Prefer whole words over abbreviations and dropped letters. For example, prefer writeLine over writeln. Choose the shortest name that accurately describes the feature. Abbreviations are acceptable where the abbreviation is in common usage and/or would result in a cumbersome name.

Phobos will use a 100 soft and 120 hard character column limit. This will be enforced via dfmt and .editorconfig files provided with the distribution.

DUB Only Builds

The current Phobos build process is convoluted and relies on old or niche tools. This makes the process of building Phobos tedious and discourages active community participation. DUB will be the only tool needed to build and test Phobos V3. Building and testing Phobos V3 should be as simple as issuing a dub test command. The complete CI process for Phobos3 will be a single build script that the developer can comprehend and execute easily.

Versioning and Release Schedule

Phobos3 versions will be versioned and distributed on the same schedule as the corresponding Compiler Edition. This allows Phobos to adopt the latest features from the in-development edition during the development of that edition. However, while Phobos will follow the same release schedule as the compiler editions, Phobos itself will not use the 'edition' terminology and will instead retain the use of the term 'version'.

Phobos will use a slightly modified SemVer. The major version will increment with each Phobos release that is tied to a compiler edition, the minor version will increment with the monthly compiler releases, and the patch version will be incremented on any out-of-band bugfix releases that occur.

Specific Issues

std.stdio

This module merges file I/O with formatting. Those should be split apart. File I/O should be done with ranges, and the formatting should work with any ranges.

stdin, stdout, and stderr match the stdin, stdout and stderr of core.stdc.stdio. This causes terrible confusion. Should be stdIn, stdOut, and stdErr.

std.stdio.File

Does way, way too much. It's incomprehensible. Should be redesigned using building blocks.

isXXXX templates

Are generally very hard to figure out what they do, such as isSomeChar. What the heck does that mean? The string ones are even worse.

Guidelines for Reviewers

Silence is Approval

One of the complaints the community has made about D in general and Phobos in particular is that many PRs go un-reviewed and are left to rot. Therefore, in Phobos 3, if you are listed as a reviewer on a PR and you do not respond to a within 24 hours to a pull request, your silence will be considered an approval. If the required reviewer is unavailable for any reason (ex: vacation, emergency, etc.), another reviewer can bypass them. Once they return they can provide comments and submit PR's to address any feedback on the PR's assigned to them that they missed.

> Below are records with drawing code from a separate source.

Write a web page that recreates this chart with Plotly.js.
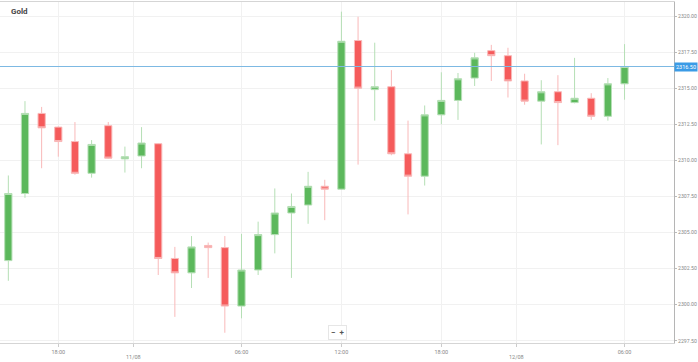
<!DOCTYPE html>
<html>
<head>
<meta charset="utf-8">
<script src="https://cdn.plot.ly/plotly-3.0.1.min.js"></script>
<style>
html,body{margin:0;padding:0;background:#fff;}
#chart{width:698px;height:362px;}
</style>
</head>
<body>
<div id="chart"></div>
<script>
// Hourly candle times (market break at 22:00)
const times = [
  "10/08 15:00","10/08 16:00","10/08 17:00","10/08 18:00","10/08 19:00","10/08 20:00","10/08 21:00","10/08 23:00",
  "11/08 00:00","11/08 01:00","11/08 02:00","11/08 03:00","11/08 04:00","11/08 05:00","11/08 06:00","11/08 07:00",
  "11/08 08:00","11/08 09:00","11/08 10:00","11/08 11:00","11/08 12:00","11/08 13:00","11/08 14:00","11/08 15:00",
  "11/08 16:00","11/08 17:00","11/08 18:00","11/08 19:00","11/08 20:00","11/08 21:00","11/08 23:00",
  "12/08 00:00","12/08 01:00","12/08 02:00","12/08 03:00","12/08 04:00","12/08 05:00","12/08 06:00"
];
const openP  = [2303.05,2307.70,2313.25,2312.30,2311.30,2309.10,2312.40,2310.10,2310.30,2311.15,2303.20,2302.20,2304.10,2303.95,2299.90,2302.40,2304.85,2306.35,2306.90,2308.20,2308.00,2318.30,2314.90,2315.10,2310.45,2308.90,2313.15,2314.15,2315.70,2317.60,2317.25,2315.50,2314.10,2314.75,2314.00,2314.30,2313.05,2315.30];
const highP  = [2308.95,2314.10,2313.70,2312.35,2312.65,2311.40,2312.65,2310.95,2312.30,2311.20,2304.00,2304.75,2304.30,2304.75,2304.90,2305.75,2308.05,2307.70,2309.20,2308.65,2320.30,2319.95,2318.15,2316.25,2312.75,2313.80,2316.10,2316.05,2317.45,2318.00,2317.80,2316.00,2315.55,2315.90,2317.10,2314.65,2315.70,2318.05];
const lowP   = [2301.65,2307.40,2309.45,2310.25,2309.00,2308.80,2310.10,2309.15,2309.45,2302.05,2299.15,2301.15,2301.85,2298.05,2299.05,2302.05,2303.55,2301.85,2305.60,2305.85,2307.95,2309.70,2312.75,2310.35,2306.25,2308.25,2312.50,2312.80,2315.15,2315.50,2314.35,2313.85,2311.10,2311.05,2313.95,2312.80,2312.75,2314.20];
const closeP = [2307.70,2313.25,2312.25,2311.30,2309.10,2311.10,2310.15,2310.25,2311.20,2303.20,2302.20,2304.00,2303.95,2299.90,2302.40,2304.85,2306.35,2306.80,2308.20,2308.00,2318.25,2315.00,2315.10,2310.45,2308.90,2313.15,2314.15,2315.65,2317.10,2317.25,2315.50,2314.10,2314.75,2314.00,2314.30,2313.05,2315.30,2316.50];
const yTicks = [2297.5,2300,2302.5,2305,2307.5,2310,2312.5,2315,2317.5,2320];

const xIdx = times.map((t, i) => i);
const tickvals = [], ticktext = [], dateTicks = [];
times.forEach((t, i) => {
  const [d, h] = t.split(" ");
  if (h === "06:00" || h === "12:00" || h === "18:00") { tickvals.push(i); ticktext.push(h); }
  else if (h === "00:00") { tickvals.push(i - 0.5); ticktext.push(""); dateTicks.push({x: i - 0.5, d: d}); }
});
const lastClose = closeP[closeP.length - 1];

const trace = {
  type: "candlestick",
  x: xIdx, open: openP, high: highP, low: lowP, close: closeP,
  increasing: {fillcolor: "#5cb85c", line: {color: "#b5dfb5", width: 1}},
  decreasing: {fillcolor: "#f55b5b", line: {color: "#f9b9b9", width: 1}},
  whiskerwidth: 0,
  hoverinfo: "none"
};

const annotations = [
  {xref: "paper", yref: "y", x: 1, y: lastClose, xanchor: "left", yanchor: "middle", xshift: 0,
   text: lastClose.toFixed(2), showarrow: false, font: {size: 5.5, color: "#fff"},
   bgcolor: "#3b9be6", borderpad: 1},
  {xref: "paper", yref: "paper", x: 0.014, y: 0.972, xanchor: "left", yanchor: "middle",
   text: "<b>Gold</b>", showarrow: false, font: {size: 8, color: "#444"}},
  {xref: "paper", yref: "paper", x: 0.5, y: 0.03, xanchor: "center", yanchor: "middle",
   text: "<b>−  +</b>", showarrow: false, font: {size: 8, color: "#555"},
   bgcolor: "#fff", bordercolor: "#e6e6e6", borderwidth: 1, borderpad: 2}
];
dateTicks.forEach(dt => annotations.push({
  xref: "x", yref: "paper", x: dt.x, y: -0.041, xanchor: "center", yanchor: "middle",
  text: dt.d, showarrow: false, font: {size: 5.5, color: "#888"}
}));

const layout = {
  width: 698, height: 362,
  margin: {l: 0, r: 24, t: 2, b: 19},
  paper_bgcolor: "#fff", plot_bgcolor: "#fff",
  showlegend: false,
  boxgap: 0.38,
  font: {family: "Roboto, 'Open Sans', Arial, sans-serif", color: "#888"},
  xaxis: {
    range: [-0.5, 39.97], type: "linear",
    rangeslider: {visible: false},
    tickvals: tickvals, ticktext: ticktext,
    tickfont: {size: 5.5, color: "#888"},
    ticks: "outside", ticklen: 3, tickcolor: "#ccc",
    showgrid: true, gridcolor: "#f1f1f1", gridwidth: 1,
    showline: true, linecolor: "#d5d5d5", mirror: true,
    zeroline: false, fixedrange: true
  },
  yaxis: {
    side: "right",
    range: [2297.34, 2320.97],
    tickvals: yTicks, tickformat: ".2f",
    tickfont: {size: 5.2, color: "#888"},
    ticks: "outside", ticklen: 2, tickcolor: "#bbb",
    showgrid: true, gridcolor: "#f1f1f1", gridwidth: 1,
    showline: true, linecolor: "#b5b5b5", mirror: true,
    zeroline: false, fixedrange: true
  },
  shapes: [{
    type: "line", xref: "paper", x0: 0, x1: 1, yref: "y", y0: lastClose, y1: lastClose,
    line: {color: "#7db9e3", width: 1}
  }],
  annotations: annotations
};

Plotly.newPlot("chart", [trace], layout, {displayModeBar: false, staticPlot: true});
</script>
</body>
</html>
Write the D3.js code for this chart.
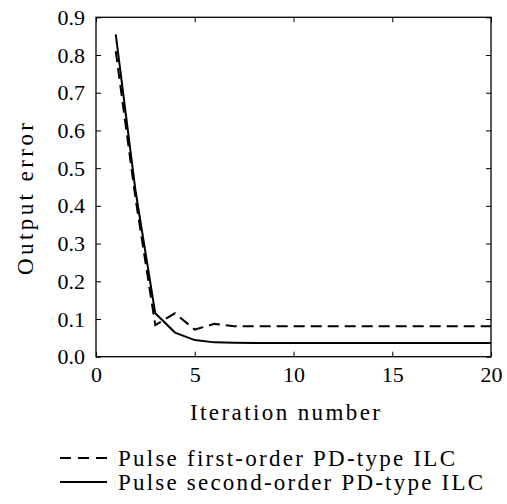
<!DOCTYPE html>
<html><head><meta charset="utf-8">
<script src="https://cdn.jsdelivr.net/npm/d3@7"></script>
</head><body style="margin:0">
<svg id="c" width="507" height="504"></svg>
<script>
const iterations = d3.range(1, 21);
const firstOrder = [0.81, 0.42, 0.084, 0.115, 0.072, 0.087, 0.081, 0.081, 0.081, 0.081, 0.081, 0.081, 0.081, 0.081, 0.081, 0.081, 0.081, 0.081, 0.081, 0.081];
const secondOrder = [0.855, 0.44, 0.115, 0.064, 0.044, 0.038, 0.037, 0.036, 0.036, 0.036, 0.036, 0.036, 0.036, 0.036, 0.036, 0.036, 0.036, 0.036, 0.036, 0.036];
const xTicks = [0, 5, 10, 15, 20];
const yTicks = [0, 0.1, 0.2, 0.3, 0.4, 0.5, 0.6, 0.7, 0.8, 0.9];
const seriesNames = ["Pulse first-order PD-type ILC", "Pulse second-order PD-type ILC"];

const FONT = "Liberation Serif";
const svg = d3.select("#c");
const L = 96, R = 491, T = 17.3, B = 356.7;
const x = d3.scaleLinear().domain([0, 20]).range([L, R]);
const y = d3.scaleLinear().domain([0, 0.9]).range([B, T]);
const serif = s => s.attr("font-family", FONT).style("font-family", FONT).attr("fill", "#000");

const tickStyle = g => { g.attr("font-family", FONT); g.select(".domain").remove(); g.selectAll("line").attr("stroke", "#000").attr("stroke-width", 1); };

// axes
svg.append("g").attr("transform", `translate(0,${B})`)
  .call(d3.axisBottom(x).tickValues(xTicks).tickSize(-5).tickPadding(10).tickFormat(d3.format("d")))
  .call(tickStyle)
  .selectAll("text").call(serif).attr("font-size", 22).attr("dy", "0.71em");
svg.append("g").attr("transform", `translate(0,${T})`)
  .call(d3.axisTop(x).tickValues(xTicks).tickSize(-5).tickFormat(""))
  .call(tickStyle);
svg.append("g").attr("transform", `translate(${L},0)`)
  .call(d3.axisLeft(y).tickValues(yTicks).tickSize(-5).tickPadding(11).tickFormat(d3.format(".1f")))
  .call(tickStyle)
  .selectAll("text").call(serif).attr("font-size", 22);
svg.append("g").attr("transform", `translate(${R},0)`)
  .call(d3.axisRight(y).tickValues(yTicks).tickSize(-5).tickFormat(""))
  .call(tickStyle);

svg.append("rect").attr("x", L).attr("y", T).attr("width", R - L).attr("height", B - T)
  .attr("fill", "none").attr("stroke", "#000").attr("stroke-width", 1.3);

const line = d3.line().x((d, i) => x(iterations[i])).y(d => y(d));
svg.append("path").datum(firstOrder).attr("d", line).attr("fill", "none")
  .attr("stroke", "#000").attr("stroke-width", 2).attr("stroke-dasharray", "11,6");
svg.append("path").datum(secondOrder).attr("d", line).attr("fill", "none")
  .attr("stroke", "#000").attr("stroke-width", 2);

// labels
svg.append("text").attr("x", 190).attr("y", 420).call(serif)
  .attr("font-size", 23).attr("textLength", 190).attr("lengthAdjust", "spacing").text("Iteration number");
svg.append("text").attr("transform", "translate(33,275) rotate(-90)").call(serif)
  .attr("font-size", 23).attr("textLength", 152).attr("lengthAdjust", "spacing").text("Output error");

// legend
const leg = svg.append("g");
const legY = [458, 482];
const legW = [337, 365];
const dashes = ["11,7", null];
seriesNames.forEach((n, i) => {
  const l = leg.append("line").attr("x1", 60).attr("x2", 107).attr("y1", legY[i]).attr("y2", legY[i])
    .attr("stroke", "#000").attr("stroke-width", 2);
  if (dashes[i]) l.attr("stroke-dasharray", dashes[i]);
  leg.append("text").attr("x", 118).attr("y", legY[i] + 8).call(serif).attr("font-size", 23)
    .attr("textLength", legW[i]).attr("lengthAdjust", "spacing").text(n);
});
</script>
</body></html>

Disagreement Without Providing a Fix or Alternative is Approval

Another major community complaint is that PR's are routinely abandoned because somebody disagrees with how the PR does something, or believes that it will cause a problem, causing the PR to stall out. While the reviewer may be correct, that cannot be sufficient reason to block a PR. The disagreeing reviewer must either provide a PR/patch to the primary PR or provide an alternative implementation in a new PR that addresses their concern. The disagreeing reviewer must ensure that their PR references the original PR. If no alternatives are provided, the PR will be merged and the disagreeing reviewer is welcome to base their future alternative implementation on the merged work.